[What needs to be done]:
Reproduce all the entries exactly and keep the pictures out.

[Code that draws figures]
-- START --
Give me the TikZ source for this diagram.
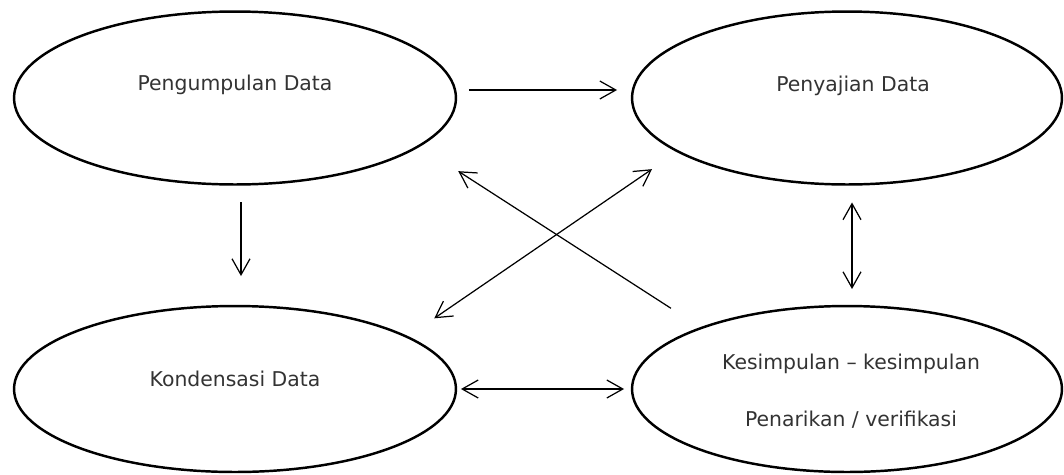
\documentclass[tikz,border=0pt]{standalone}
\usepackage{fontspec}
\setmainfont{DejaVu Sans}
\usetikzlibrary{shapes.geometric, arrows.meta, calc, positioning}

\begin{document}
\begin{tikzpicture}[
		x=0.02cm, y=-0.02cm,
		>={Straight Barb[length=3.2mm,width=3.6mm]},
		proses/.style={ellipse, draw, line width=1.4pt, inner sep=0pt, outer sep=0pt},
		teks/.style={font=\fontsize{11.6}{13.5}\selectfont, text=black!80, align=center},
		panah/.style={->, line width=0.7pt}
		]
		
		\useasboundingbox (0,0) rectangle (1064,474);
		
		% ==========================================
		% ELLIPSES
		% ==========================================
		\node[proses, minimum width=8.84cm, minimum height=3.46cm] (kumpul) at (235,98) {};
		\node[proses, minimum width=8.6cm, minimum height=3.46cm] (sajian) at (847,98) {};
		\node[proses, minimum width=8.84cm, minimum height=3.32cm] (kondensasi) at (235,389) {};
		\node[proses, minimum width=8.6cm, minimum height=3.32cm] (simpulan) at (847,389) {};
		
		% Labels
		\node[teks] (tkumpul) at (235,85) {Pengumpulan Data};
		\node[teks] (tsajian) at (853,86) {Penyajian Data};
		\node[teks] (tkondensasi) at (235,379) {Kondensasi Data};
		\node[teks] (tsimpulan) at (851,391) {Kesimpulan – kesimpulan\\[0.67cm]Penarikan / verifikasi};
		
		% ==========================================
		% ARROWS
		% ==========================================
		\draw[panah] ($(kumpul.east)+(13,-8)$) -- ($(sajian.west)+(-15,-8)$);
		\draw[panah] ($(kumpul.south)+(6,18)$) -- ($(kondensasi.north)+(6,-30)$);
		\draw[panah, <->] ($(sajian.south)+(5,18)$) -- ($(simpulan.north)+(5,-17)$);
		\draw[panah, <->] ($(kondensasi.east)+(5,0)$) -- ($(simpulan.west)+(-8,0)$);
		
		% Diagonals
		\draw[panah] ($(simpulan.north west)+(-24,-22)$) -- ($(kumpul.south east)+(67,12)$);
		\draw[panah, <->] ($(kondensasi.north east)+(43,-12)$) -- ($(sajian.south west)+(-43,10)$);
		
	\end{tikzpicture}
\end{document}
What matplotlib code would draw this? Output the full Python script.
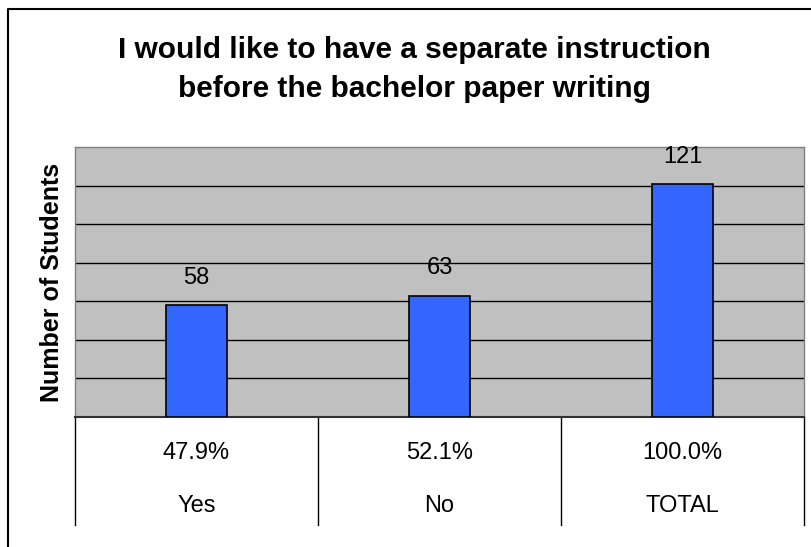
import matplotlib
matplotlib.use("Agg")
import matplotlib.pyplot as plt
from matplotlib.lines import Line2D
from matplotlib.transforms import blended_transform_factory

plt.rcParams['font.family'] = ['Liberation Sans', 'DejaVu Sans']

categories = ["Yes", "No", "TOTAL"]
students = [58, 63, 121]
percents = [47.9, 52.1, 100.0]
title_lines = ["I would like to have a separate instruction",
               "before the bachelor paper writing"]

W, H = 812, 547
fig = plt.figure(figsize=(W / 100, H / 100), dpi=100)

# plot area in pixel terms
left, top, right, bottom = 75, 147, 804, 417
ax = fig.add_axes([left / W, 1 - bottom / H, (right - left) / W, (bottom - top) / H])
ax.set_facecolor('#C0C0C0')

x = list(range(len(categories)))
ax.bar(x, students, width=0.25, color='#3366FF', edgecolor='black', linewidth=1.2, zorder=3)

ax.set_xlim(-0.5, len(categories) - 0.5)
ax.set_ylim(0, 140)
ax.set_yticks(range(20, 140, 20))
ax.yaxis.grid(True, color='black', linewidth=1.0, zorder=1)
ax.set_axisbelow(True)
ax.tick_params(axis='y', length=0, labelleft=False)
ax.set_xticks([])
for side in ('top', 'right', 'left'):
    ax.spines[side].set_color('#808080')
    ax.spines[side].set_linewidth(1.0)
ax.spines['bottom'].set_color('#303030')
ax.spines['bottom'].set_linewidth(1.5)

for xi, v in zip(x, students):
    ax.annotate(str(v), (xi, v), xytext=(0, 19.5), textcoords='offset points',
                ha='center', va='center', fontsize=17, color='black')

# category table below the axis
tr = blended_transform_factory(ax.transData, ax.transAxes)
row_pct = -(453 - bottom) / (bottom - top)
row_lab = -(506 - bottom) / (bottom - top)
line_end = -(525 - bottom) / (bottom - top)
for xi, p, c in zip(x, percents, categories):
    ax.text(xi, row_pct, f"{p:.1f}%", transform=tr, ha='center', va='center', fontsize=17)
    ax.text(xi, row_lab, c, transform=tr, ha='center', va='center', fontsize=17)
for xb in [i - 0.5 for i in range(len(categories) + 1)]:
    ax.add_line(Line2D([xb, xb], [0, line_end], transform=tr, color='black',
                       linewidth=1.0, clip_on=False))

fig.text(52 / W, 1 - 282 / H, "Number of Students", rotation=90,
         ha='center', va='center', fontsize=18, fontweight='bold')

for line, base in zip(title_lines, [58, 97]):
    fig.text(414 / W, 1 - base / H, line, ha='center', va='baseline',
             fontsize=21.5, fontweight='bold')

# chart frame
fig.add_artist(Line2D([8.5 / W, 8.5 / W, 1.0], [0.0, 1 - 9 / H, 1 - 9 / H],
                      transform=fig.transFigure, color='black', linewidth=1.5))

fig.savefig("out.png", dpi=100)
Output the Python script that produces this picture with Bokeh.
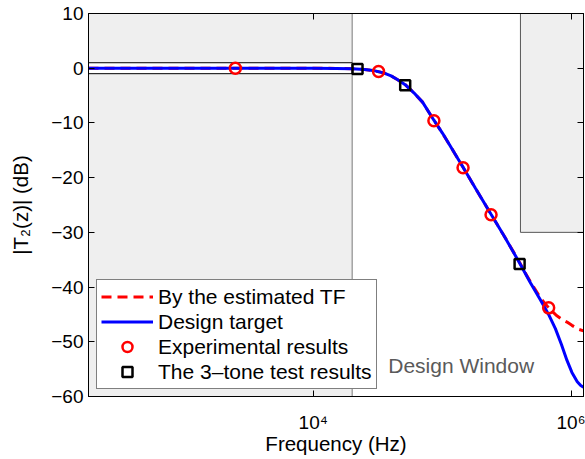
-- END --
[Written answer]:
Give me the TikZ source for this diagram.
\documentclass[tikz,border=0pt]{standalone}
\usepackage{fontspec}
\setmainfont{DejaVu Sans}
\usetikzlibrary{shapes.geometric, arrows.meta, calc, positioning}

\begin{document}
\begin{tikzpicture}[
		x=0.02cm, y=-0.02cm,
		>={Straight Barb[length=3.2mm,width=3.6mm]},
		proses/.style={ellipse, draw, line width=1.4pt, inner sep=0pt, outer sep=0pt},
		teks/.style={font=\fontsize{11.6}{13.5}\selectfont, text=black!80, align=center},
		panah/.style={->, line width=0.7pt}
		]
		
		\useasboundingbox (0,0) rectangle (1064,474);
		
		% ==========================================
		% ELLIPSES
		% ==========================================
		\node[proses, minimum width=8.84cm, minimum height=3.46cm] (kumpul) at (235,98) {};
		\node[proses, minimum width=8.6cm, minimum height=3.46cm] (sajian) at (847,98) {};
		\node[proses, minimum width=8.84cm, minimum height=3.32cm] (kondensasi) at (235,389) {};
		\node[proses, minimum width=8.6cm, minimum height=3.32cm] (simpulan) at (847,389) {};
		
		% Labels
		\node[teks] (tkumpul) at (235,85) {Pengumpulan Data};
		\node[teks] (tsajian) at (853,86) {Penyajian Data};
		\node[teks] (tkondensasi) at (235,379) {Kondensasi Data};
		\node[teks] (tsimpulan) at (851,391) {Kesimpulan – kesimpulan\\[0.67cm]Penarikan / verifikasi};
		
		% ==========================================
		% ARROWS
		% ==========================================
		\draw[panah] ($(kumpul.east)+(13,-8)$) -- ($(sajian.west)+(-15,-8)$);
		\draw[panah] ($(kumpul.south)+(6,18)$) -- ($(kondensasi.north)+(6,-30)$);
		\draw[panah, <->] ($(sajian.south)+(5,18)$) -- ($(simpulan.north)+(5,-17)$);
		\draw[panah, <->] ($(kondensasi.east)+(5,0)$) -- ($(simpulan.west)+(-8,0)$);
		
		% Diagonals
		\draw[panah] ($(simpulan.north west)+(-24,-22)$) -- ($(kumpul.south east)+(67,12)$);
		\draw[panah, <->] ($(kondensasi.north east)+(43,-12)$) -- ($(sajian.south west)+(-43,10)$);
		
	\end{tikzpicture}
\end{document}
What matplotlib code would draw this? Output the full Python script.
import matplotlib
matplotlib.use("Agg")
import matplotlib.pyplot as plt
from matplotlib.lines import Line2D
from matplotlib.transforms import blended_transform_factory

plt.rcParams['font.family'] = ['Liberation Sans', 'DejaVu Sans']

categories = ["Yes", "No", "TOTAL"]
students = [58, 63, 121]
percents = [47.9, 52.1, 100.0]
title_lines = ["I would like to have a separate instruction",
               "before the bachelor paper writing"]

W, H = 812, 547
fig = plt.figure(figsize=(W / 100, H / 100), dpi=100)

# plot area in pixel terms
left, top, right, bottom = 75, 147, 804, 417
ax = fig.add_axes([left / W, 1 - bottom / H, (right - left) / W, (bottom - top) / H])
ax.set_facecolor('#C0C0C0')

x = list(range(len(categories)))
ax.bar(x, students, width=0.25, color='#3366FF', edgecolor='black', linewidth=1.2, zorder=3)

ax.set_xlim(-0.5, len(categories) - 0.5)
ax.set_ylim(0, 140)
ax.set_yticks(range(20, 140, 20))
ax.yaxis.grid(True, color='black', linewidth=1.0, zorder=1)
ax.set_axisbelow(True)
ax.tick_params(axis='y', length=0, labelleft=False)
ax.set_xticks([])
for side in ('top', 'right', 'left'):
    ax.spines[side].set_color('#808080')
    ax.spines[side].set_linewidth(1.0)
ax.spines['bottom'].set_color('#303030')
ax.spines['bottom'].set_linewidth(1.5)

for xi, v in zip(x, students):
    ax.annotate(str(v), (xi, v), xytext=(0, 19.5), textcoords='offset points',
                ha='center', va='center', fontsize=17, color='black')

# category table below the axis
tr = blended_transform_factory(ax.transData, ax.transAxes)
row_pct = -(453 - bottom) / (bottom - top)
row_lab = -(506 - bottom) / (bottom - top)
line_end = -(525 - bottom) / (bottom - top)
for xi, p, c in zip(x, percents, categories):
    ax.text(xi, row_pct, f"{p:.1f}%", transform=tr, ha='center', va='center', fontsize=17)
    ax.text(xi, row_lab, c, transform=tr, ha='center', va='center', fontsize=17)
for xb in [i - 0.5 for i in range(len(categories) + 1)]:
    ax.add_line(Line2D([xb, xb], [0, line_end], transform=tr, color='black',
                       linewidth=1.0, clip_on=False))

fig.text(52 / W, 1 - 282 / H, "Number of Students", rotation=90,
         ha='center', va='center', fontsize=18, fontweight='bold')

for line, base in zip(title_lines, [58, 97]):
    fig.text(414 / W, 1 - base / H, line, ha='center', va='baseline',
             fontsize=21.5, fontweight='bold')

# chart frame
fig.add_artist(Line2D([8.5 / W, 8.5 / W, 1.0], [0.0, 1 - 9 / H, 1 - 9 / H],
                      transform=fig.transFigure, color='black', linewidth=1.5))

fig.savefig("out.png", dpi=100)
Output the Python script that produces this picture with Bokeh.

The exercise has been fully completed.